Discusso a Ginevra il problema dei diritti umani in Tibet

24 gennaio 2024.

A Ginevra, nel corso della sessione delle Nazioni Unite sulla situazione dei diritti umani nel mondo, è stata sollevata la questione del Tibet

Della situazione tibetana si è parlato a Ginevra il 23 gennaio all’interno dell’esame sulla situazione dei diritti umani in Cina. Venti stati membri (Canada, Repubblica Ceca, Danimarca, Estonia, Francia, Germania, Irlanda, Montenegro, Giappone, Lituania, Nuova Zelanda, Olanda, Norvegia, Polonia, Svezia, Svizzera, Regno Unito, Stati Uniti, Austria e Australia) hanno portato all’attenzione generale la loro preoccupazione sul problema tibetano ed espresso una serie di raccomandazioni riguardanti vari aspetti dell’attuale situazione in Tibet.

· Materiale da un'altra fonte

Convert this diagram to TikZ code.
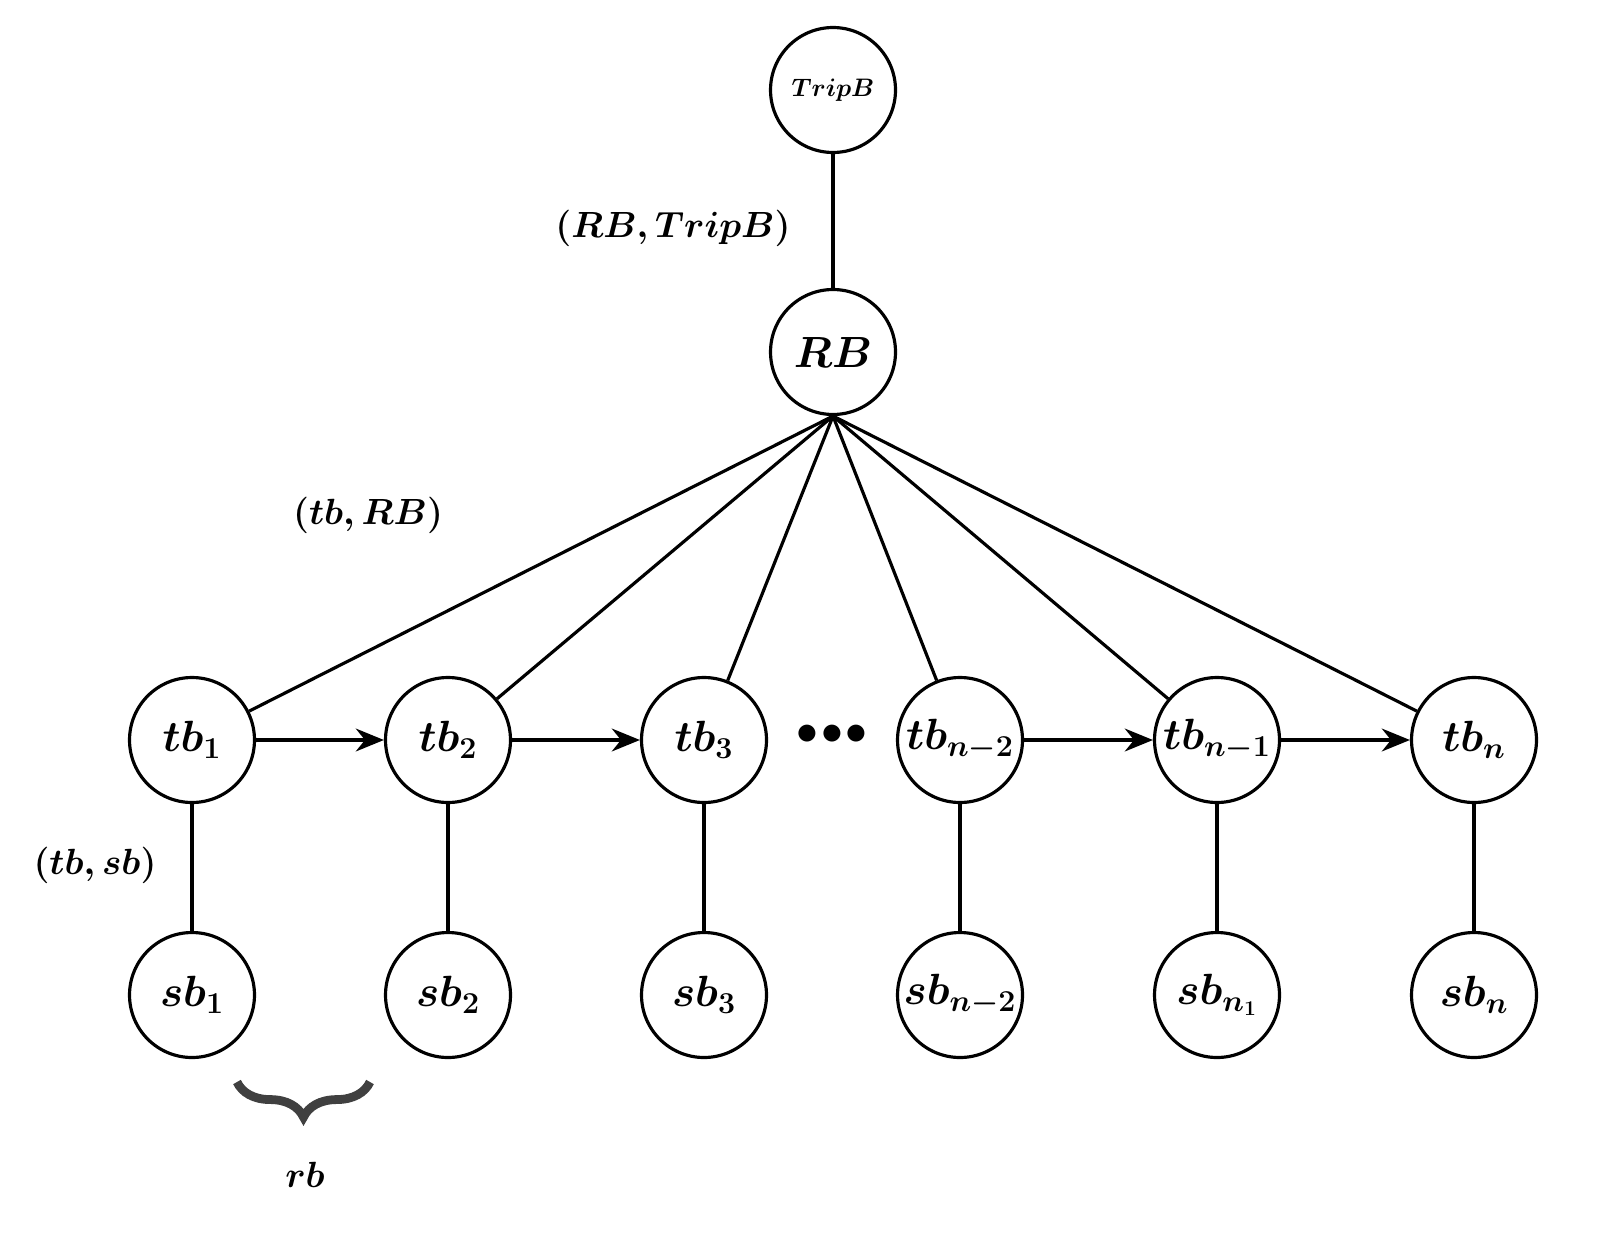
\documentclass[tikz,border=0pt]{standalone}
\usetikzlibrary{decorations.pathreplacing,arrows.meta}

\begin{document}
\begin{tikzpicture}[x=0.02cm,y=-0.02cm,
    blk/.style={circle, draw, line width=1.8pt, minimum size=2.5cm, inner sep=0pt, font=\fontsize{24}{28}\selectfont\boldmath},
    lbl/.style={font=\fontsize{22}{26}\selectfont\boldmath},
    edge/.style={line width=1.8pt},
    nxt/.style={line width=1.8pt, -{Stealth[length=16pt,width=13pt]}}]

    \node[blk, font=\fontsize{15}{18}\selectfont\boldmath] (TripB) at (833,90) {$TripB$};
    \node[blk] (RB) at (833,352) {$RB$};

    \node[blk] (tb1) at (192,740) {$tb_1$};
    \node[blk] (tb2) at (448,740) {$tb_2$};
    \node[blk] (tb3) at (704,740) {$tb_3$};
    \node[blk] (tbn2) at (960,740) {$tb_{n-2}$};
    \node[blk] (tbn1) at (1217,740) {$tb_{n-1}$};
    \node[blk] (tbn) at (1474,740) {$tb_n$};

    \node[blk] (sb1) at (192,995) {$sb_1$};
    \node[blk] (sb2) at (448,995) {$sb_2$};
    \node[blk] (sb3) at (704,995) {$sb_3$};
    \node[blk] (sbn2) at (960,995) {$sb_{n-2}$};
    \node[blk] (sbn1) at (1217,995) {$sb_{n_1}$};
    \node[blk] (sbn) at (1474,995) {$sb_n$};

    \node[font=\fontsize{30}{30}\selectfont] (dots) at (832,735) {$\bullet\!\bullet\!\bullet$};

    \draw[edge] (TripB) -- (RB);
    \foreach \t in {tb1,tb2,tb3,tbn2,tbn1,tbn}
        \draw[edge] (RB.south) -- (\t);

    \foreach \t/\s in {tb1/sb1,tb2/sb2,tb3/sb3,tbn2/sbn2,tbn1/sbn1,tbn/sbn}
        \draw[edge] (\t) -- (\s);

    \draw[nxt] (tb1) -- (tb2);
    \draw[nxt] (tb2) -- (tb3);
    \draw[nxt] (tbn2) -- (tbn1);
    \draw[nxt] (tbn1) -- (tbn);

    \node[lbl] (lRB) at (673,228) {$(RB,TripB)$};
    \node[lbl] (ltb) at (368,515) {$(tb,RB)$};
    \node[lbl] (lsb) at (95,865) {$(tb,sb)$};

    \coordinate (bl) at (237,1082);
    \coordinate (br) at (370,1082);
    \draw[line width=5pt, black!75, decorate, decoration={brace, amplitude=20pt}] (br) -- (bl);
    \node[lbl] (rb) at (305,1175) {$rb$};

    \pgfresetboundingbox
    \useasboundingbox (0,0) rectangle (1598,1237);
\end{tikzpicture}
\end{document}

Nei loro interventi i venti stati membri hanno posto l’accento sulle pratiche di assimilazione forzata in atto nel paese, in particolare sull’obbligatorietà dell’inserimento dei bambini tibetani nelle “scuole residenziali” gestite dalla Cina, pratica che ha comportato l’allontanamento di oltre un milione di bimbi in età scolare dalle loro famiglie. I relatori hanno chiesto l’immediata abolizione di questi istituti statali, il rilascio dei tibetani illegalmente detenuti e auspicato il libero accesso in Tibet dei giornalisti e dei diplomatici stranieri. Contestata inoltre la riallocazione forzata dei nomadi tibetani in dimore governative con la conseguente perdita dei loro tradizionali stili di vita. Pur in modo meno esplicito gli oratori rappresentanti gli stati membri hanno fatto altresì riferimento alle pratiche discriminatorie esercitate sui tibetani attraverso la forzata raccolta di campioni di DNA.

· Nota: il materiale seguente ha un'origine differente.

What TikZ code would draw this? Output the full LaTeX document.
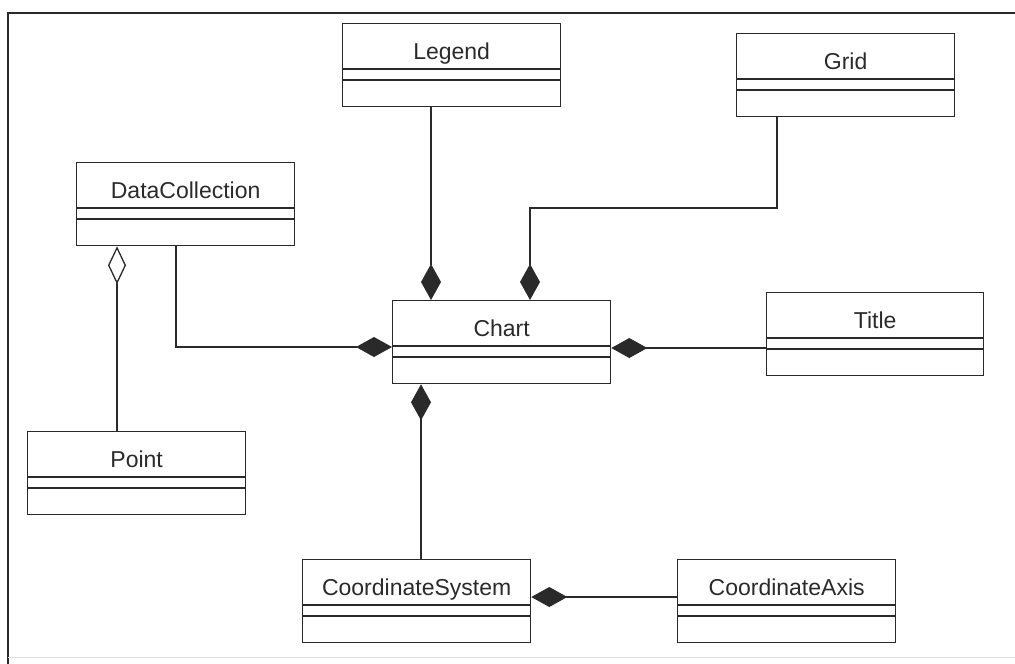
\documentclass[tikz,border=0pt]{standalone}
\usepackage{fontspec}
\setmainfont{Liberation Sans}
\usetikzlibrary{arrows.meta,calc}
\definecolor{ink}{HTML}{2A2A2A}
\tikzset{
  x=1pt, y=-1pt,
  umlbox/.style={draw=ink, line width=1.3pt, rectangle, inner sep=0pt, anchor=north west, minimum height=83pt},
  umltext/.style={font=\fontsize{23}{26}\selectfont, text=ink, inner sep=0pt, anchor=base},
  divider/.style={draw=ink, line width=1.3pt},
  comp/.style={draw=ink, line width=1.3pt, -{Diamond[length=36pt,width=20pt,fill=ink]}},
  agg/.style={draw=ink, line width=1.3pt, -{Diamond[length=38pt,width=18pt,open,fill=white]}},
}
\newcommand\umlclass[5]{%
  \node[umlbox, minimum width=#4] (#1) at (#2,#3) {};
  \node[umltext] (#1-name) at ($(#1.north)+(0,36)$) {#5};
  \draw[divider] ($(#1.north west)+(0,46)$) -- ($(#1.north east)+(0,46)$);
  \draw[divider] ($(#1.north west)+(0,57)$) -- ($(#1.north east)+(0,57)$);
}
\begin{document}
\begin{tikzpicture}
\useasboundingbox (0,0) rectangle (1015,664);
% frame
\coordinate (ftl) at (8,13);
\coordinate (ftr) at (1015,13);
\coordinate (fbl) at (8,664);
\coordinate (fbl2) at (8,657);
\coordinate (fbr2) at (1015,657);
\draw[ink, line width=2pt] (fbl) -- (ftl) -- (ftr);
\draw[black!12, line width=1pt] (fbl2) -- (fbr2);
% classes
\umlclass{legend}{342}{23}{218pt}{Legend}
\umlclass{grid}{736}{33}{218pt}{Grid}
\umlclass{dc}{76}{162}{218pt}{DataCollection}
\umlclass{chart}{392}{300}{218pt}{Chart}
\umlclass{title}{766}{292}{217pt}{Title}
\umlclass{point}{27}{431}{218pt}{Point}
\umlclass{cs}{302}{559}{228pt}{CoordinateSystem}
\umlclass{ca}{677}{559}{218pt}{CoordinateAxis}
% guide coordinates
\coordinate (xleg) at (431,0);
\coordinate (xgrid) at (777,0);
\coordinate (gbend) at (777,208);
\coordinate (gbend2) at (530,208);
\coordinate (xdc) at (176,0);
\coordinate (ydc) at (0,347);
\coordinate (xpt) at (117,0);
\coordinate (ytitle) at (0,348);
\coordinate (xcs) at (421,0);
\coordinate (yca) at (0,597);
% connectors
\draw[comp] (legend.south -| xleg) -- (chart.north -| xleg);
\draw[comp] (grid.south -| xgrid) -- (gbend) -- (gbend2) -- (chart.north -| gbend2);
\draw[comp] (dc.south -| xdc) |- (chart.west |- ydc);
\draw[agg] (point.north -| xpt) -- (dc.south -| xpt);
\draw[comp] (title.west |- ytitle) -- (chart.east |- ytitle);
\draw[comp] (cs.north -| xcs) -- (chart.south -| xcs);
\draw[comp] (ca.west |- yca) -- (cs.east |- yca);
\end{tikzpicture}
\end{document}
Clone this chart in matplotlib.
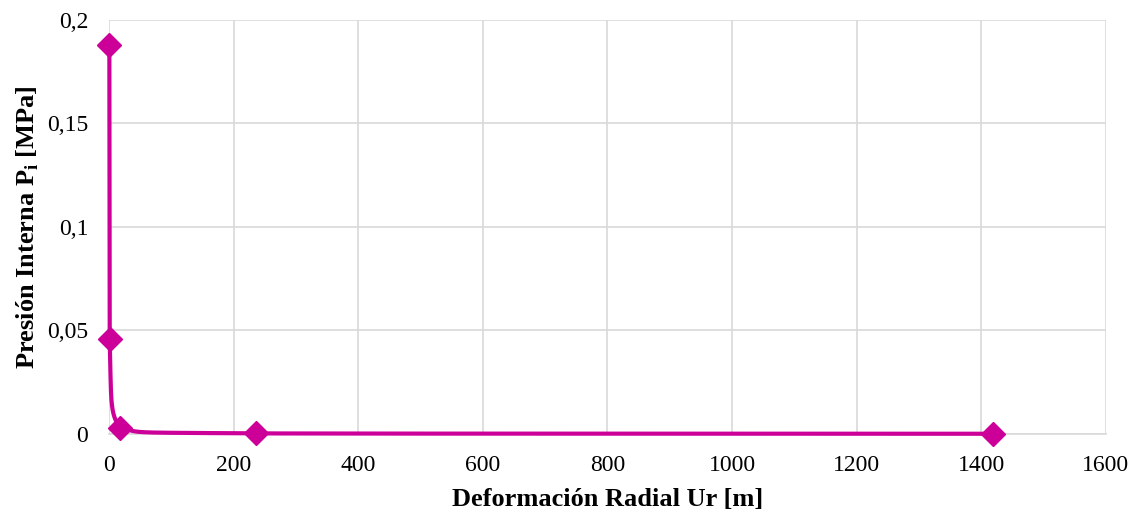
import matplotlib.pyplot as plt
import numpy as np

# data
ur = [0.5, 1.0, 17.0, 236.0, 1418.0]
pi = [0.188, 0.046, 0.003, 0.0002, 0.00003]

color = '#CC0099'
plt.rcParams['font.family'] = ['Liberation Serif', 'DejaVu Serif']


def smooth(x, y, n=80):
    # Bezier curve through the points (Excel-like smoothed line),
    # control points kept inside each segment's box so it never overshoots
    px = np.concatenate([[2 * x[0] - x[1]], x, [2 * x[-1] - x[-2]]])
    py = np.concatenate([[2 * y[0] - y[1]], y, [2 * y[-1] - y[-2]]])
    sx, sy = [], []
    t = np.linspace(0, 1, n)[:, None]
    for i in range(1, len(px) - 2):
        p0, p1, p2, p3 = [np.array([px[j], py[j]]) for j in range(i - 1, i + 3)]
        lo = np.minimum(p1, p2)
        hi = np.maximum(p1, p2)
        c1 = np.clip(p1 + (p2 - p0) / 6, lo, hi)
        c2 = np.clip(p2 - (p3 - p1) / 6, lo, hi)
        b = (1 - t) ** 3 * p1 + 3 * (1 - t) ** 2 * t * c1 + 3 * (1 - t) * t ** 2 * c2 + t ** 3 * p2
        sx.extend(b[:, 0])
        sy.extend(b[:, 1])
    return np.array(sx), np.array(sy)


fig = plt.figure(figsize=(11.37, 5.14), dpi=100)
ax = fig.add_axes([0.0959, 0.156, 0.8768, 0.805])

# work in screen-like units so the bends look like the original
xs, ys = smooth(np.array(ur) / 1600 * 997, np.array(pi) / 0.2 * 414)
ax.plot(xs / 997 * 1600, ys / 414 * 0.2, color=color, lw=3, solid_capstyle='round',
        zorder=3, clip_on=False)
ax.plot(ur, pi, 'D', color=color, ms=12, zorder=4, clip_on=False)

ax.set_xlim(0, 1600)
ax.set_ylim(0, 0.2)
ax.set_xticks(range(0, 1601, 200))
ax.set_yticks([0, 0.05, 0.1, 0.15, 0.2])
ax.set_yticklabels(['0', '0,05', '0,1', '0,15', '0,2'])
ax.grid(True, color='#d9d9d9', lw=1.2)
ax.set_axisbelow(True)
for s in ['top', 'right', 'left']:
    ax.spines[s].set_visible(False)
ax.spines['bottom'].set_color('#d9d9d9')
ax.spines['bottom'].set_linewidth(1.2)
ax.tick_params(length=0, labelsize=17)
ax.tick_params(axis='y', pad=15)
ax.tick_params(axis='x', pad=15)

ax.set_xlabel('Deformación Radial Ur [m]', fontsize=19, fontweight='bold', labelpad=9)
ax.set_ylabel('Presión Interna P$_\\mathregular{i}$ [MPa]', fontsize=19, fontweight='bold', labelpad=4)

fig.savefig('out.png', dpi=100)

Il governo cinese ha respinto ogni accusa sollevata dalla comunità internazionale circa le scuole residenziali e la separazione dei bambini dalle loro famiglie. Ha sostenuto che la libertà religiosa e culturale dei tibetani è assolutamente rispettata portando ad esempio il numero dei templi, del personale religioso e degli insegnanti tibetani presenti nel paese prova, secondo Pechino, del suo impegno nella preservazione della cultura e della religiosità del popolo del Tibet.

Agli stati membri delle Nazioni Unite il ringraziamento di International Campaign for Tibet per aver sollevato il problema delle politiche cinesi in Tibet e l’auspicio che la comunità internazionale dia ora corso a relazioni bilaterali con la Cina perché la questione tibetana sia sempre sollevata. Lhadon Tethong, direttrice di Tibet Action Institute, ha dichiarato che la considerevole crescita del numero degli stati membri che si sono espressi sulla situazione all’interno del Tibet dimostra quanto siano reali e costituiscano una vera minaccia le linee politiche di assimilazione poste in atto dal governo cinese.